Et médusé je le fus, fasciné par le pouvoir hypnotique du spectacle qu’il nous a été donné de voir. Musique, chants traditionnels, danse contemporaine, sculpture et architecture, le tout proposé en un parcours chorégraphique intelligent et espiègle dans les principales salles et cours du musée dédiées à la sculpture de l’Antiquité Perse jusqu’à la fin du 19ème siècle – « Je voulais rester dans les salles de sculptures, très chargées de thèmes mythologiques, peuplées d'animaux et de dieux, mes obsessions personnelles. Au premier coup d'œil, les sculptures françaises sont la quintessence du classicisme aristocratique, mais elles révèlent en fait une incroyable sauvagerie » explique au journal Le Monde Damien Jalet. Illusion d’optique ou réalité, les statues prennent vie au cœur du Louvre et livrent leurs secrets aux visiteurs intrigués par ce spectacle inattendu. Entouré de douze danseurs de la compagnie Eastman et de quinze étudiants du conservatoire de danse d'Anvers, Damien Jalet propose neuf histoires, neuf œuvres revisitées, neuf chorégraphies entraînant le spectateur dans un voyage à travers l’histoire de l’art, des collections du plus grand musée au monde et de la danse entre références classiques et modernité formelle. « A l’image de Méduse qui pétrifie celui qui croise son regard, je voudrais interrompre la marche du visiteur et le suspendre dans l’éternité des œuvres. Intermédiaires entre deux mondes, les danseurs et les musiciens se font passeurs de l'énergie intrinsèque des sculptures ; les rôles d'envoutés et d'envouteurs s'inversent alors comme dans les rituels animistes » raconte Damien Jalet.

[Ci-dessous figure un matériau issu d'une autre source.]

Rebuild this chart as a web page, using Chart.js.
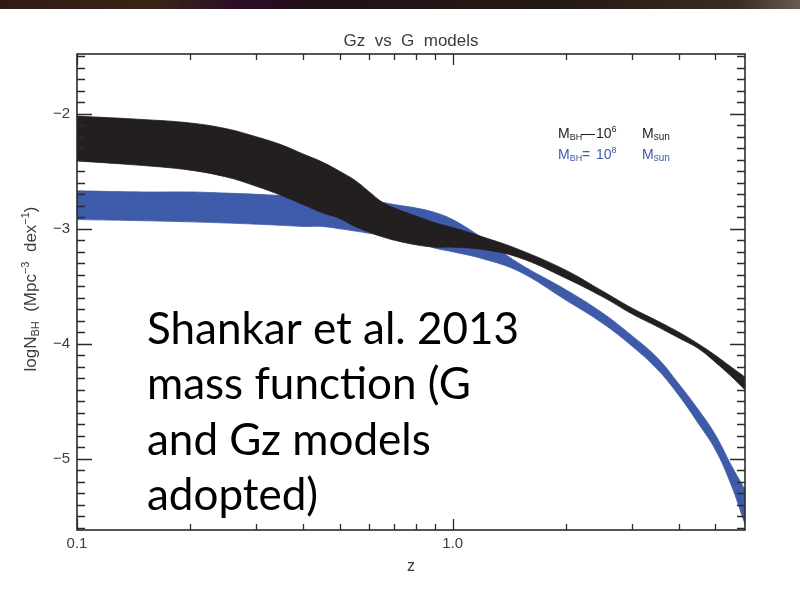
<!DOCTYPE html>
<html>
<head>
<meta charset="utf-8">
<script src="https://cdn.jsdelivr.net/npm/chart.js@4.4.1/dist/chart.umd.min.js"></script>
<style>
  html, body { margin: 0; padding: 0; background: #ffffff; }
  canvas { display: block; }
</style>
</head>
<body>
<canvas id="chart" width="800" height="598"></canvas>
<script>
// Redshift grid of the two model envelopes
const redshift = [0.1, 0.15, 0.2, 0.25, 0.3, 0.35, 0.4, 0.45, 0.5, 0.55, 0.6, 0.65, 0.7, 0.8, 0.9,
                  1.0, 1.2, 1.5, 2.0, 2.5, 3.0, 3.5, 4.0, 4.5, 5.0, 5.5, 6.0];

// log N_BH envelope, M_BH = 10^6 M_sun (upper / lower edge)
const mass6Upper = [-2.02, -2.05, -2.08, -2.13, -2.20, -2.27, -2.35, -2.42, -2.50, -2.58, -2.68, -2.77, -2.82, -2.89, -2.95,
                    -2.99, -3.07, -3.18, -3.36, -3.54, -3.69, -3.80, -3.90, -4.00, -4.10, -4.20, -4.29];
const mass6Lower = [-2.41, -2.45, -2.49, -2.55, -2.63, -2.71, -2.79, -2.86, -2.91, -2.98, -3.03, -3.07, -3.10, -3.14, -3.16,
                    -3.16, -3.18, -3.25, -3.43, -3.59, -3.74, -3.85, -3.95, -4.04, -4.16, -4.28, -4.40];

// log N_BH envelope, M_BH = 10^8 M_sun (upper / lower edge)
const mass8Upper = [-2.67, -2.68, -2.68, -2.69, -2.70, -2.71, -2.71, -2.72, -2.73, -2.74, -2.75, -2.77, -2.79, -2.82, -2.86,
                    -2.92, -3.08, -3.30, -3.53, -3.73, -3.93, -4.12, -4.35, -4.57, -4.79, -5.05, -5.27];
const mass8Lower = [-2.92, -2.93, -2.94, -2.95, -2.96, -2.97, -2.98, -2.98, -3.00, -3.02, -3.04, -3.06, -3.09, -3.12, -3.17,
                    -3.20, -3.26, -3.37, -3.62, -3.82, -4.02, -4.22, -4.45, -4.69, -4.92, -5.22, -5.57];

// Axis ticks
const zLabelTicks = [0.1, 1.0];
const zLabelText = ['0.1', '1.0'];
const zMinorTicks = [0.2, 0.3, 0.4, 0.5, 0.6, 0.7, 0.8, 0.9, 2, 3, 4, 5];
const logNLabelTicks = [-5, -4, -3, -2];

const BLACK = '#231f20';
const BLUE = '#3d5ba9';
const AXIS_INK = '#2b2b2b';
const LABEL_INK = '#3c3c3c';
const PLOT_FONT = '"Liberation Sans", Arial, Helvetica, sans-serif';

const points = ys => redshift.map((z, i) => ({ x: z, y: ys[i] }));

function edge(ys, color, fill) {
  return {
    data: points(ys),
    borderColor: color,
    backgroundColor: color,
    borderWidth: 0.8,
    pointRadius: 0,
    tension: 0.4,
    fill: fill
  };
}

// Text pieces with sub/superscripts, laid out left to right from x on baseline y
function richWidth(ctx, parts) {
  let w = 0;
  for (const p of parts) {
    ctx.font = p.size + 'px ' + PLOT_FONT;
    w += ctx.measureText(p.t).width;
  }
  return w;
}
function drawRich(ctx, parts, x, y) {
  for (const p of parts) {
    ctx.font = p.size + 'px ' + PLOT_FONT;
    const px = (p.at !== undefined) ? p.at : x;
    ctx.fillText(p.t, px, y + (p.dy || 0));
    x = px + ctx.measureText(p.t).width;
  }
}

const frameAndText = {
  id: 'frameAndText',
  beforeDraw(chart) {
    const { ctx, width, height } = chart;
    ctx.save();
    ctx.fillStyle = '#ffffff';
    ctx.fillRect(0, 0, width, height);
    // dark slide banner along the top edge
    const g = ctx.createLinearGradient(0, 0, width, 0);
    g.addColorStop(0.00, '#2e1c12');
    g.addColorStop(0.20, '#3a2418');
    g.addColorStop(0.30, '#2c0c28');
    g.addColorStop(0.38, '#221018');
    g.addColorStop(0.70, '#241a14');
    g.addColorStop(0.92, '#3a2c22');
    g.addColorStop(1.00, '#6a5a50');
    ctx.fillStyle = g;
    ctx.fillRect(0, 0, width, 9);
    ctx.restore();
  },
  afterDatasetsDraw(chart) {
    const { ctx, chartArea: a, scales: { x, y } } = chart;
    ctx.save();
    ctx.strokeStyle = AXIS_INK;
    ctx.lineWidth = 1.3;
    ctx.beginPath();
    // z axis ticks, bottom and top, pointing inward
    for (const v of zMinorTicks) {
      const px = Math.round(x.getPixelForValue(v)) + 0.5;
      ctx.moveTo(px, a.bottom); ctx.lineTo(px, a.bottom - 6);
      ctx.moveTo(px, a.top); ctx.lineTo(px, a.top + 6);
    }
    for (const v of zLabelTicks) {
      const px = Math.round(x.getPixelForValue(v)) + 0.5;
      ctx.moveTo(px, a.bottom); ctx.lineTo(px, a.bottom - 11);
      ctx.moveTo(px, a.top); ctx.lineTo(px, a.top + 11);
    }
    // log N ticks, left and right, every 0.1 dex
    for (let k = -56; k <= -15; k++) {
      const v = k / 10;
      const py = Math.round(y.getPixelForValue(v)) + 0.5;
      const len = (k % 10 === 0) ? 15 : 8;
      ctx.moveTo(a.left, py); ctx.lineTo(a.left + len, py);
      ctx.moveTo(a.right, py); ctx.lineTo(a.right - len, py);
    }
    ctx.stroke();
    ctx.lineWidth = 1.6;
    ctx.strokeRect(a.left, a.top, a.right - a.left, a.bottom - a.top);
    ctx.restore();
  },
  afterDraw(chart) {
    const { ctx, chartArea: a } = chart;
    ctx.save();
    // Plot title
    ctx.fillStyle = LABEL_INK;
    ctx.textAlign = 'center';
    ctx.textBaseline = 'alphabetic';
    ctx.font = '17px ' + PLOT_FONT;
    ctx.fillText('Gz  vs  G  models', (a.left + a.right) / 2, 46);

    // Vertical axis title with sub- and superscripts
    ctx.textAlign = 'left';
    const yTitle = [
      { t: 'logN', size: 17 },
      { t: 'BH', size: 11, dy: 3 },
      { t: '  (Mpc', size: 17 },
      { t: '\u22123', size: 11, dy: -7 },
      { t: '  dex', size: 17 },
      { t: '\u22121', size: 11, dy: -7 },
      { t: ')', size: 17 }
    ];
    ctx.translate(36, (a.top + a.bottom) / 2 - 3);
    ctx.rotate(-Math.PI / 2);
    drawRich(ctx, yTitle, -richWidth(ctx, yTitle) / 2, 0);
    ctx.setTransform(1, 0, 0, 1, 0, 0);

    // Series key
    const key6 = [
      { t: 'M', size: 14, at: 558 }, { t: 'BH', size: 9, dy: 2 }, { t: '\u2014', size: 14, at: 581 },
      { t: '10', size: 14, at: 596 }, { t: '6', size: 9, dy: -6 }, { t: 'M', size: 14, at: 642 },
      { t: 'sun', size: 10, dy: 2 }
    ];
    const key8 = [
      { t: 'M', size: 14, at: 558 }, { t: 'BH', size: 9, dy: 2 }, { t: '=', size: 14, at: 582 },
      { t: '10', size: 14, at: 596 }, { t: '8', size: 9, dy: -6 }, { t: 'M', size: 14, at: 642 },
      { t: 'sun', size: 10, dy: 2 }
    ];
    ctx.fillStyle = BLACK;
    drawRich(ctx, key6, 558, 138);
    ctx.fillStyle = BLUE;
    drawRich(ctx, key8, 558, 159);

    // Annotation
    ctx.fillStyle = '#000000';
    ctx.font = '44px Lato, "Open Sans", sans-serif';
    const note = ['Shankar et al. 2013', 'mass function (G', 'and Gz models', 'adopted)'];
    const baselines = [344, 399, 455, 510];
    note.forEach((line, i) => ctx.fillText(line, 147, baselines[i]));
    ctx.restore();
  }
};

new Chart(document.getElementById('chart'), {
  type: 'line',
  data: {
    datasets: [
      edge(mass6Upper, BLACK, '+1'),
      edge(mass6Lower, BLACK, false),
      edge(mass8Upper, BLUE, '+1'),
      edge(mass8Lower, BLUE, false)
    ]
  },
  options: {
    responsive: false,
    animation: false,
    events: [],
    layout: { padding: { top: 54, right: 55, bottom: 0, left: 0 } },
    plugins: { legend: { display: false }, tooltip: { enabled: false }, title: { display: false } },
    scales: {
      x: {
        type: 'logarithmic',
        min: 0.1,
        max: 6,
        grid: { display: false, drawTicks: false },
        border: { display: false },
        afterBuildTicks: s => { s.ticks = zLabelTicks.map(v => ({ value: v })); },
        afterFit: s => { s.height = 68; },
        ticks: {
          autoSkip: false,
          maxRotation: 0,
          padding: 5,
          color: LABEL_INK,
          font: { family: PLOT_FONT, size: 15 },
          callback: v => zLabelText[zLabelTicks.indexOf(v)] ?? ''
        },
        title: {
          display: true,
          text: 'z',
          color: LABEL_INK,
          font: { family: PLOT_FONT, size: 16 },
          padding: { top: 0, bottom: 22 }
        }
      },
      y: {
        type: 'linear',
        min: -5.62,
        max: -1.48,
        grid: { display: false, drawTicks: false },
        border: { display: false },
        afterBuildTicks: s => { s.ticks = logNLabelTicks.map(v => ({ value: v })); },
        afterFit: s => { s.width = 77; },
        ticks: {
          padding: 7,
          color: LABEL_INK,
          font: { family: PLOT_FONT, size: 15 },
          callback: v => '\u2212' + Math.abs(v)
        }
      }
    }
  },
  plugins: [frameAndText]
});
</script>
</body>
</html>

Au fil de nos découvertes d’un soir, quelques-uns de nos coups de cœur.

Les Médusées – Sous l’immense verrière surplombant la majestueuse Cours Puget, tout d’abord attirés par les premières notes ensorcelantes interprétées en live par le groupe Winter Family, nous apercevons trois figures féminines. Corps dénudés, teint blanc, toges antiques revisitées par le talent du créateur Bernard Wilhelm, le trio féminin s’inspire de la nature ensorceleuse des nymphes de Marly. Lentement, telle une incantation, une polyphonie prend place et nous hypnotise par sa rythmique complexe. Les trois nymphes, sculptures vivantes que l’on penserait tout droit sorties d’un bas-relief antique, livrent une danse saccadée où chaque mouvement semble vouloir briser un envoûtement, et chaque regard se charge d’un pouvoir pétrificateur. Références aux poses des figures peintes sur les fresques grecques, flashback, les images d’un Nijinski sensuel cassant les codes de la danse classique dans le Prélude à l’Après-Midi d’un Faune nous reviennent en tête. Près d’un siècle plus tard, les trois personnages secondaires féminins du Faune prennent les devant et sont au centre d’une chorégraphie mêlant mouvements d’ensemble et arrêts saccadés structurant la danse de ces pauses antiques. 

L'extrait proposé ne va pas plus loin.